Transcribe every line exactly. Leave the pictures behind.

------

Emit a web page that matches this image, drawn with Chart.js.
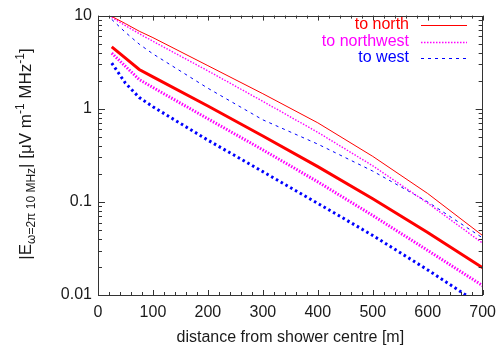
<!DOCTYPE html>
<html>
<head>
<meta charset="utf-8">
<script src="https://cdn.jsdelivr.net/npm/chart.js@4/dist/chart.umd.min.js"></script>
<style>
html, body { margin: 0; padding: 0; background: #fff; }
</style>
</head>
<body>
<canvas id="myChart" width="504" height="356"></canvas>
<script>
// distances from the shower centre [m]
const distances = [25, 50, 75, 100, 200, 300, 400, 500, 600, 700];

// thin lines (upper group)
const northUpper     = [9.8, 8.2, 6.8, 5.8, 2.90, 1.45, 0.706, 0.308, 0.123, 0.0435];
const northwestUpper = [9.6, 7.8, 6.4, 5.3, 2.55, 1.20, 0.558, 0.244, 0.097, 0.036];
const westUpper      = [9.1, 6.6, 4.94, 3.88, 1.66, 0.76, 0.417, 0.214, 0.100, 0.041];

// thick lines (lower group)
const northLower     = [4.62, 3.5, 2.64, 2.20, 1.07, 0.51, 0.239, 0.108, 0.047, 0.0196];
const northwestLower = [3.95, 2.85, 2.06, 1.69, 0.78, 0.362, 0.164, 0.0714, 0.0301, 0.0126];
const westLower      = [3.09, 1.88, 1.32, 1.05, 0.46, 0.211, 0.0964, 0.0436, 0.0186, 0.0076];

const legendLabels = ['to north', 'to northwest', 'to west'];
const xTicks = [0, 100, 200, 300, 400, 500, 600, 700];
const yTicks = [0.01, 0.1, 1, 10];

const FONT = "'Liberation Sans', Arial, sans-serif";
const RED = '#ff0000', MAGENTA = '#ff00ff', BLUE = '#0000ff';
const thinStyles = [
  { color: RED, width: 1, dash: [] },
  { color: MAGENTA, width: 1.4, dash: [1.5, 1.5] },
  { color: BLUE, width: 1, dash: [3, 4] }
];

function pts(vals) {
  return vals.map((v, i) => ({ x: distances[i], y: v }));
}

function line(vals, color, width, dash) {
  return {
    data: pts(vals),
    borderColor: color,
    borderWidth: width,
    borderDash: dash,
    pointRadius: 0,
    fill: false,
    tension: 0
  };
}

const datasets = [
  line(northUpper, thinStyles[0].color, thinStyles[0].width, thinStyles[0].dash),
  line(northwestUpper, thinStyles[1].color, thinStyles[1].width, thinStyles[1].dash),
  line(westUpper, thinStyles[2].color, thinStyles[2].width, thinStyles[2].dash),
  line(northLower, RED, 3, []),
  line(northwestLower, MAGENTA, 3, [1.5, 1.5]),
  line(westLower, BLUE, 3, [2.5, 3])
];

// frame, inward ticks on all four sides
const framePlugin = {
  id: 'frame',
  afterDraw(chart) {
    const ctx = chart.ctx;
    const a = chart.chartArea;
    const xs = chart.scales.x, ys = chart.scales.y;
    ctx.save();
    ctx.strokeStyle = '#333';
    ctx.lineWidth = 1;
    ctx.setLineDash([]);
    ctx.strokeRect(Math.round(a.left) + 0.5, Math.round(a.top) + 0.5,
      Math.round(a.right - a.left) - 1, Math.round(a.bottom - a.top));
    ctx.beginPath();
    for (let v = 0; v <= 700; v += 20) {
      const len = v % 100 === 0 ? 5 : 3;
      const px = Math.round(xs.getPixelForValue(v)) + 0.5;
      ctx.moveTo(px, a.bottom); ctx.lineTo(px, a.bottom - len);
      ctx.moveTo(px, a.top); ctx.lineTo(px, a.top + len);
    }
    for (let k = -2; k <= 1; k++) {
      for (let m = 1; m <= 9; m++) {
        const v = m * Math.pow(10, k);
        if (v > 10.0001) break;
        const len = m === 1 ? 7 : 4;
        const py = Math.round(ys.getPixelForValue(v)) + 0.5;
        ctx.moveTo(a.left, py); ctx.lineTo(a.left + len, py);
        ctx.moveTo(a.right, py); ctx.lineTo(a.right - len, py);
      }
    }
    ctx.stroke();
    ctx.restore();
  }
};

// legend: right aligned text followed by a line sample
const legendPlugin = {
  id: 'sideLegend',
  afterDraw(chart) {
    const ctx = chart.ctx;
    ctx.save();
    ctx.font = '16px ' + FONT;
    ctx.textAlign = 'right';
    ctx.textBaseline = 'middle';
    legendLabels.forEach((label, i) => {
      const st = thinStyles[i];
      const y = 25 + i * 16.5;
      ctx.fillStyle = st.color;
      ctx.fillText(label, 409, y);
      ctx.beginPath();
      ctx.strokeStyle = st.color;
      ctx.lineWidth = st.width;
      ctx.setLineDash(st.dash);
      ctx.moveTo(421, Math.round(y) + 0.5);
      ctx.lineTo(467, Math.round(y) + 0.5);
      ctx.stroke();
    });
    ctx.restore();
  }
};

// rotated y title with sub/superscripts
const yTitlePlugin = {
  id: 'yTitle',
  afterDraw(chart) {
    const ctx = chart.ctx;
    const parts = [
      ['|E', 17, 0],
      ['\u03c9=2\u03c0 10 MHz', 12, 4],
      ['| [\u03bcV m', 17, 0],
      ['-1', 12, -7],
      [' MHz', 17, 0],
      ['-1', 12, -7],
      [']', 17, 0]
    ];
    ctx.save();
    ctx.fillStyle = '#1a1a1a';
    ctx.textBaseline = 'alphabetic';
    ctx.textAlign = 'left';
    let total = 0;
    parts.forEach(p => { ctx.font = p[1] + 'px ' + FONT; total += ctx.measureText(p[0]).width; });
    ctx.translate(25, 154);
    ctx.rotate(-Math.PI / 2);
    let x = -total / 2;
    parts.forEach(p => {
      ctx.font = p[1] + 'px ' + FONT;
      ctx.fillText(p[0], x, 6 + p[2]);
      x += ctx.measureText(p[0]).width;
    });
    ctx.restore();
  }
};

new Chart(document.getElementById('myChart'), {
  type: 'line',
  data: { datasets: datasets },
  plugins: [framePlugin, legendPlugin, yTitlePlugin],
  options: {
    responsive: false,
    animation: false,
    devicePixelRatio: 1,
    layout: { padding: { left: 0, right: 17, top: 11, bottom: 0 } },
    plugins: { legend: { display: false }, tooltip: { enabled: false } },
    scales: {
      x: {
        type: 'linear',
        min: 0,
        max: 700,
        afterBuildTicks: s => { s.ticks = xTicks.map(v => ({ value: v })); },
        afterFit: s => { s.height = 61; },
        grid: { display: false, drawTicks: false },
        border: { display: false },
        ticks: { font: { size: 16, family: FONT }, color: '#1a1a1a', padding: 8, maxRotation: 0 },
        title: {
          display: true,
          text: 'distance from shower centre [m]',
          font: { size: 16, family: FONT },
          color: '#1a1a1a',
          padding: { top: 0, bottom: 9 }
        }
      },
      y: {
        type: 'logarithmic',
        min: 0.01,
        max: 10,
        afterBuildTicks: s => { s.ticks = yTicks.map(v => ({ value: v })); },
        afterFit: s => { s.width = 98; },
        grid: { display: false, drawTicks: false },
        border: { display: false },
        ticks: {
          font: { size: 16, family: FONT },
          color: '#1a1a1a',
          padding: 6,
          callback: v => String(v)
        }
      }
    }
  }
});
</script>
</body>
</html>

------

■ **Task response**
Emit a web page that matches this image, drawn with Chart.js.
<!DOCTYPE html>
<html>
<head>
<meta charset="utf-8">
<script src="https://cdn.jsdelivr.net/npm/chart.js@4/dist/chart.umd.min.js"></script>
<style>
html, body { margin: 0; padding: 0; background: #fff; }
</style>
</head>
<body>
<canvas id="myChart" width="504" height="356"></canvas>
<script>
// distances from the shower centre [m]
const distances = [25, 50, 75, 100, 200, 300, 400, 500, 600, 700];

// thin lines (upper group)
const northUpper     = [9.8, 8.2, 6.8, 5.8, 2.90, 1.45, 0.706, 0.308, 0.123, 0.0435];
const northwestUpper = [9.6, 7.8, 6.4, 5.3, 2.55, 1.20, 0.558, 0.244, 0.097, 0.036];
const westUpper      = [9.1, 6.6, 4.94, 3.88, 1.66, 0.76, 0.417, 0.214, 0.100, 0.041];

// thick lines (lower group)
const northLower     = [4.62, 3.5, 2.64, 2.20, 1.07, 0.51, 0.239, 0.108, 0.047, 0.0196];
const northwestLower = [3.95, 2.85, 2.06, 1.69, 0.78, 0.362, 0.164, 0.0714, 0.0301, 0.0126];
const westLower      = [3.09, 1.88, 1.32, 1.05, 0.46, 0.211, 0.0964, 0.0436, 0.0186, 0.0076];

const legendLabels = ['to north', 'to northwest', 'to west'];
const xTicks = [0, 100, 200, 300, 400, 500, 600, 700];
const yTicks = [0.01, 0.1, 1, 10];

const FONT = "'Liberation Sans', Arial, sans-serif";
const RED = '#ff0000', MAGENTA = '#ff00ff', BLUE = '#0000ff';
const thinStyles = [
  { color: RED, width: 1, dash: [] },
  { color: MAGENTA, width: 1.4, dash: [1.5, 1.5] },
  { color: BLUE, width: 1, dash: [3, 4] }
];

function pts(vals) {
  return vals.map((v, i) => ({ x: distances[i], y: v }));
}

function line(vals, color, width, dash) {
  return {
    data: pts(vals),
    borderColor: color,
    borderWidth: width,
    borderDash: dash,
    pointRadius: 0,
    fill: false,
    tension: 0
  };
}

const datasets = [
  line(northUpper, thinStyles[0].color, thinStyles[0].width, thinStyles[0].dash),
  line(northwestUpper, thinStyles[1].color, thinStyles[1].width, thinStyles[1].dash),
  line(westUpper, thinStyles[2].color, thinStyles[2].width, thinStyles[2].dash),
  line(northLower, RED, 3, []),
  line(northwestLower, MAGENTA, 3, [1.5, 1.5]),
  line(westLower, BLUE, 3, [2.5, 3])
];

// frame, inward ticks on all four sides
const framePlugin = {
  id: 'frame',
  afterDraw(chart) {
    const ctx = chart.ctx;
    const a = chart.chartArea;
    const xs = chart.scales.x, ys = chart.scales.y;
    ctx.save();
    ctx.strokeStyle = '#333';
    ctx.lineWidth = 1;
    ctx.setLineDash([]);
    ctx.strokeRect(Math.round(a.left) + 0.5, Math.round(a.top) + 0.5,
      Math.round(a.right - a.left) - 1, Math.round(a.bottom - a.top));
    ctx.beginPath();
    for (let v = 0; v <= 700; v += 20) {
      const len = v % 100 === 0 ? 5 : 3;
      const px = Math.round(xs.getPixelForValue(v)) + 0.5;
      ctx.moveTo(px, a.bottom); ctx.lineTo(px, a.bottom - len);
      ctx.moveTo(px, a.top); ctx.lineTo(px, a.top + len);
    }
    for (let k = -2; k <= 1; k++) {
      for (let m = 1; m <= 9; m++) {
        const v = m * Math.pow(10, k);
        if (v > 10.0001) break;
        const len = m === 1 ? 7 : 4;
        const py = Math.round(ys.getPixelForValue(v)) + 0.5;
        ctx.moveTo(a.left, py); ctx.lineTo(a.left + len, py);
        ctx.moveTo(a.right, py); ctx.lineTo(a.right - len, py);
      }
    }
    ctx.stroke();
    ctx.restore();
  }
};

// legend: right aligned text followed by a line sample
const legendPlugin = {
  id: 'sideLegend',
  afterDraw(chart) {
    const ctx = chart.ctx;
    ctx.save();
    ctx.font = '16px ' + FONT;
    ctx.textAlign = 'right';
    ctx.textBaseline = 'middle';
    legendLabels.forEach((label, i) => {
      const st = thinStyles[i];
      const y = 25 + i * 16.5;
      ctx.fillStyle = st.color;
      ctx.fillText(label, 409, y);
      ctx.beginPath();
      ctx.strokeStyle = st.color;
      ctx.lineWidth = st.width;
      ctx.setLineDash(st.dash);
      ctx.moveTo(421, Math.round(y) + 0.5);
      ctx.lineTo(467, Math.round(y) + 0.5);
      ctx.stroke();
    });
    ctx.restore();
  }
};

// rotated y title with sub/superscripts
const yTitlePlugin = {
  id: 'yTitle',
  afterDraw(chart) {
    const ctx = chart.ctx;
    const parts = [
      ['|E', 17, 0],
      ['\u03c9=2\u03c0 10 MHz', 12, 4],
      ['| [\u03bcV m', 17, 0],
      ['-1', 12, -7],
      [' MHz', 17, 0],
      ['-1', 12, -7],
      [']', 17, 0]
    ];
    ctx.save();
    ctx.fillStyle = '#1a1a1a';
    ctx.textBaseline = 'alphabetic';
    ctx.textAlign = 'left';
    let total = 0;
    parts.forEach(p => { ctx.font = p[1] + 'px ' + FONT; total += ctx.measureText(p[0]).width; });
    ctx.translate(25, 154);
    ctx.rotate(-Math.PI / 2);
    let x = -total / 2;
    parts.forEach(p => {
      ctx.font = p[1] + 'px ' + FONT;
      ctx.fillText(p[0], x, 6 + p[2]);
      x += ctx.measureText(p[0]).width;
    });
    ctx.restore();
  }
};

new Chart(document.getElementById('myChart'), {
  type: 'line',
  data: { datasets: datasets },
  plugins: [framePlugin, legendPlugin, yTitlePlugin],
  options: {
    responsive: false,
    animation: false,
    devicePixelRatio: 1,
    layout: { padding: { left: 0, right: 17, top: 11, bottom: 0 } },
    plugins: { legend: { display: false }, tooltip: { enabled: false } },
    scales: {
      x: {
        type: 'linear',
        min: 0,
        max: 700,
        afterBuildTicks: s => { s.ticks = xTicks.map(v => ({ value: v })); },
        afterFit: s => { s.height = 61; },
        grid: { display: false, drawTicks: false },
        border: { display: false },
        ticks: { font: { size: 16, family: FONT }, color: '#1a1a1a', padding: 8, maxRotation: 0 },
        title: {
          display: true,
          text: 'distance from shower centre [m]',
          font: { size: 16, family: FONT },
          color: '#1a1a1a',
          padding: { top: 0, bottom: 9 }
        }
      },
      y: {
        type: 'logarithmic',
        min: 0.01,
        max: 10,
        afterBuildTicks: s => { s.ticks = yTicks.map(v => ({ value: v })); },
        afterFit: s => { s.width = 98; },
        grid: { display: false, drawTicks: false },
        border: { display: false },
        ticks: {
          font: { size: 16, family: FONT },
          color: '#1a1a1a',
          padding: 6,
          callback: v => String(v)
        }
      }
    }
  }
});
</script>
</body>
</html>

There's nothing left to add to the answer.